The toll collection acts as a very effective traffic calming measure – in that it prevents a flow of traffic at all! The bridge is very narrow, but traffic DOES pass each other comfortably at slow speeds which could be achieved without toll collection using brutal speed humps and cameras set at zero tolerance. This would increase flow.

Where there’s life
Perhaps there is hope. Although I didn’t get a response from Mr Cameron’s office, my brother did. The email said: “A number of David’s constituents have written in about this issue, which he can appreciate is the cause of a great deal of frustration.

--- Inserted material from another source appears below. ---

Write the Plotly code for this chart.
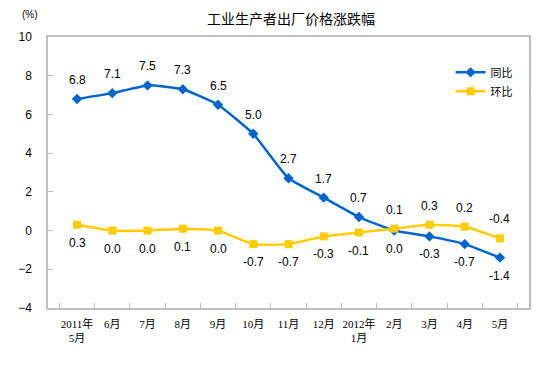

We have been in contact with Oxfordshire County Council, and …on Monday we are going … to discuss a plan of action.”

I’m looking forward to finding out what this might be. In the meantime, for what it’s worth here’s what I think should ideally be done:
My suggestion requires only political will and some cash.
1. Repeal that antique Act of Parliament
2. Oxfordshire County Council to compulsorily purchase the bridge and maintain tolls for one year, raising the toll to 15p per journey per car. (The extra cash will help pay for the purchase and road improvements.)
3. Build that bus lane on the approach to the bridge now and encourage more people to use the bus
4. Install zero-tolerance speed cameras and lots of severe speed humps to ensure traffic crosses the newly toll-free bridge at speeds no higher than 15mph
5. Ban HGVs from using the bridge
6. Build a narrow bridge immediately next to the existing bridge for cyclists and pedestrians.

Please listen to our views Mr Cameron, and help thousands of us in and around west Oxfordshire. Until something is done, the sheer waste of time continues and it’s taking its toll.